Over the course of hundreds of millions of years, nature has equipped plants and other living organisms with their very own survival kits. Throughout history, we humans have borrowed from nature to defend against one of our greatest enemies—disease.
The complex structures of natural products—the chemicals produced by living organisms—are practically impossible to imagine, let alone build from scratch in a lab. So when scientists at Novartis synthesize molecules, they look to nature for inspiration, hoping to take advantage of that evolutionary head start.
Occasionally scientists also use these structures as the basis for new medications. They study the highly specific interaction between natural products and their biological targets to explore the molecular underpinnings of disease and reveal alternate starting points for new treatments.
Natural products have been optimized over eons to interact with particular proteins, so they’re logical tools for investigating pathways.
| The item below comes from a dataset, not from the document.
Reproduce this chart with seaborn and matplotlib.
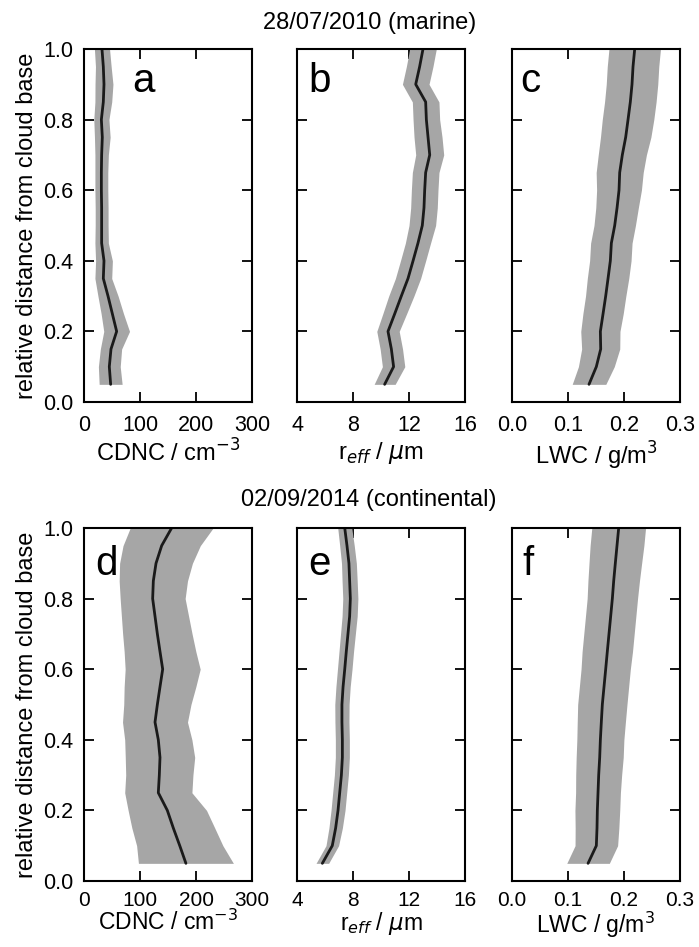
import numpy as np
import pandas as pd
import matplotlib
matplotlib.use("Agg")
import matplotlib.pyplot as plt
import seaborn as sns

# ---------------- data ----------------
height = [0.05, 0.10, 0.15, 0.20, 0.25, 0.30, 0.35, 0.40, 0.45, 0.50,
          0.55, 0.60, 0.65, 0.70, 0.75, 0.80, 0.85, 0.90, 0.95, 1.00]

# 28/07/2010 (marine)
cdnc_marine = [47.6, 45.2, 48.2, 58.3, 50.6, 42.9, 34.5, 35.7, 31.5, 31.5,
               31.5, 31.0, 31.0, 31.5, 32.7, 31.0, 34.5, 35.7, 34.5, 32.1]
cdnc_marine_sd = [20.5, 19.5, 19.0, 23.0, 20.0, 18.0, 15.0, 15.0, 12.0, 11.5,
                  11.5, 11.5, 11.5, 12.0, 14.0, 13.5, 15.0, 16.0, 14.0, 13.5]
reff_marine = [10.26, 10.90, 10.74, 10.50, 10.98, 11.45, 11.93, 12.29, 12.64, 12.95,
               13.07, 13.12, 13.19, 13.48, 13.36, 13.24, 13.19, 12.48, 12.76, 13.00]
reff_marine_sd = [0.75, 0.80, 0.80, 0.80, 0.85, 0.90, 0.90, 0.90, 0.90, 0.95,
                  0.95, 0.95, 0.95, 1.00, 1.00, 0.95, 0.95, 0.95, 0.95, 0.95]
lwc_marine = [0.1375, 0.1506, 0.1584, 0.1578, 0.1626, 0.1673, 0.1715, 0.1756, 0.1774, 0.1834,
              0.1876, 0.1911, 0.1923, 0.1970, 0.2030, 0.2072, 0.2113, 0.2143, 0.2161, 0.2191]
lwc_marine_sd = [0.030, 0.032, 0.034, 0.035, 0.036, 0.036, 0.037, 0.037, 0.037, 0.037,
                 0.038, 0.040, 0.042, 0.043, 0.045, 0.046, 0.046, 0.046, 0.046, 0.046]

# 02/09/2014 (continental)
cdnc_cont = [182.0, 171.0, 159.5, 148.8, 132.7, 134.5, 135.7, 132.7, 126.8, 131.0,
             135.7, 140.5, 135.7, 131.0, 126.8, 122.6, 123.8, 128.6, 138.7, 156.5]
cdnc_cont_sd = [84.8, 77.0, 74.0, 70.0, 60.0, 60.0, 62.0, 60.0, 58.0, 60.0,
                64.0, 67.0, 64.0, 62.0, 60.0, 58.0, 61.0, 65.0, 69.0, 74.0]
reff_cont = [5.81, 6.52, 6.76, 6.93, 7.05, 7.17, 7.24, 7.24, 7.21, 7.21,
             7.29, 7.41, 7.52, 7.64, 7.76, 7.81, 7.76, 7.71, 7.57, 7.41]
reff_cont_sd = [0.45, 0.45, 0.48, 0.50, 0.50, 0.50, 0.50, 0.50, 0.50, 0.51,
                0.51, 0.52, 0.52, 0.53, 0.54, 0.54, 0.54, 0.53, 0.52, 0.50]
lwc_cont = [0.1358, 0.1506, 0.1518, 0.1524, 0.1536, 0.1548, 0.1566, 0.1578, 0.1595, 0.1613,
            0.1643, 0.1673, 0.1702, 0.1732, 0.1762, 0.1792, 0.1816, 0.1845, 0.1875, 0.1905]
lwc_cont_sd = [0.038, 0.038, 0.039, 0.040, 0.040, 0.041, 0.042, 0.042, 0.043, 0.044,
               0.044, 0.044, 0.045, 0.045, 0.045, 0.045, 0.046, 0.047, 0.048, 0.048]

row_titles = ["28/07/2010 (marine)", "02/09/2014 (continental)"]
panel_letters = [["a", "b", "c"], ["d", "e", "f"]]
x_labels = ["CDNC / cm$^{-3}$", "r$_{eff}$ / $\\mu$m", "LWC / g/m$^3$"]
x_limits = [(0, 300), (4, 16), (0.0, 0.3)]
x_ticks = [[0, 100, 200, 300], [4, 8, 12, 16], [0.0, 0.1, 0.2, 0.3]]
x_ticklabels = [["0", "100", "200", "300"], ["4", "8", "12", "16"],
                ["0.0", "0.1", "0.2", "0.3"]]
y_ticks = [0.0, 0.2, 0.4, 0.6, 0.8, 1.0]
y_ticklabels = ["0.0", "0.2", "0.4", "0.6", "0.8", "1.0"]
y_label = "relative distance from cloud base"

means = [[cdnc_marine, reff_marine, lwc_marine], [cdnc_cont, reff_cont, lwc_cont]]
sds = [[cdnc_marine_sd, reff_marine_sd, lwc_marine_sd],
       [cdnc_cont_sd, reff_cont_sd, lwc_cont_sd]]

# ---------------- style ----------------
sns.set_style("ticks")
plt.rcParams["font.family"] = ["Liberation Sans", "DejaVu Sans"]
plt.rcParams["mathtext.fontset"] = "dejavusans"
plt.rcParams["axes.linewidth"] = 1.5
plt.rcParams["text.color"] = "black"
plt.rcParams["axes.labelcolor"] = "black"
plt.rcParams["xtick.color"] = "black"
plt.rcParams["ytick.color"] = "black"
plt.rcParams["axes.edgecolor"] = "black"

fig = plt.figure(figsize=(6.99, 9.47), dpi=100)
W, H = 699.0, 947.0
lefts = [84, 297, 512]
tops = [49, 528]
aw, ah = 168, 353

letter_x = [[0.29, 0.065, 0.05], [0.065, 0.065, 0.06]]
letter_y = [0.878, 0.867]

tick_fs = [15.5, 15]
label_fs = [17, 16.5]
tick_pad = [9, 7]
label_pad = [3, 0]
for r in range(2):
    for c in range(3):
        ax = fig.add_axes([lefts[c] / W, 1 - (tops[r] + ah) / H, aw / W, ah / H])
        df = pd.DataFrame({"value": means[r][c], "sd": sds[r][c], "height": height})
        lo = df["value"] - df["sd"]
        hi = df["value"] + df["sd"]
        ax.fill_betweenx(df["height"], lo, hi, color="#a6a6a6", linewidth=0, zorder=1)
        sns.lineplot(data=df, x="value", y="height", orient="y", sort=False,
                     color="#1a1a1a", linewidth=2.0, ax=ax, zorder=2)
        ax.set_xlim(*x_limits[c])
        ax.set_ylim(0, 1)
        ax.set_xticks(x_ticks[c])
        ax.set_xticklabels(x_ticklabels[c])
        ax.set_yticks(y_ticks)
        if c == 0:
            ax.set_yticklabels(y_ticklabels)
            ax.set_ylabel(y_label, fontsize=17, labelpad=3)
        else:
            ax.set_yticklabels([])
            ax.set_ylabel("")
        ax.set_xlabel(x_labels[c], fontsize=label_fs[r], labelpad=label_pad[r])
        ax.tick_params(direction="in", top=True, right=True, length=7, width=1.3,
                       labelsize=tick_fs[r])
        ax.tick_params(axis="x", pad=tick_pad[r])
        ax.tick_params(axis="y", pad=8, labelsize=15.5)
        for s in ax.spines.values():
            s.set_visible(True)
        ax.text(letter_x[r][c], letter_y[r], panel_letters[r][c], transform=ax.transAxes,
                fontsize=29, ha="left", va="baseline")

fig.text(370 / W, 1 - 23.5 / H, row_titles[0], ha="center", va="center", fontsize=17)
fig.text(369 / W, 1 - 500 / H, row_titles[1], ha="center", va="center", fontsize=17)

fig.savefig("out.png", dpi=100)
Why are natural compounds powerful tools in such investigations? Nature rarely reinvents the wheel. It employs the same core set of signaling pathways—or networks of molecules called proteins—over and over in different combinations to accomplish various tasks. A single pathway, for example, might instruct cells to divide in one context and migrate to a different part of the body in another. These molecular pathways—which are frequently similar across species—also play a role in disease.
Natural products have been optimized over eons to interact with particular proteins, so they’re logical tools for investigating pathways. Scientists can douse diseased cells with compounds found in nature and look for interesting responses, or “hits.” The protein that a compound interacts with to elicit a response is called its target. By identifying targets relevant to disease and their position in pathways, scientists can jumpstart the discovery of new treatments.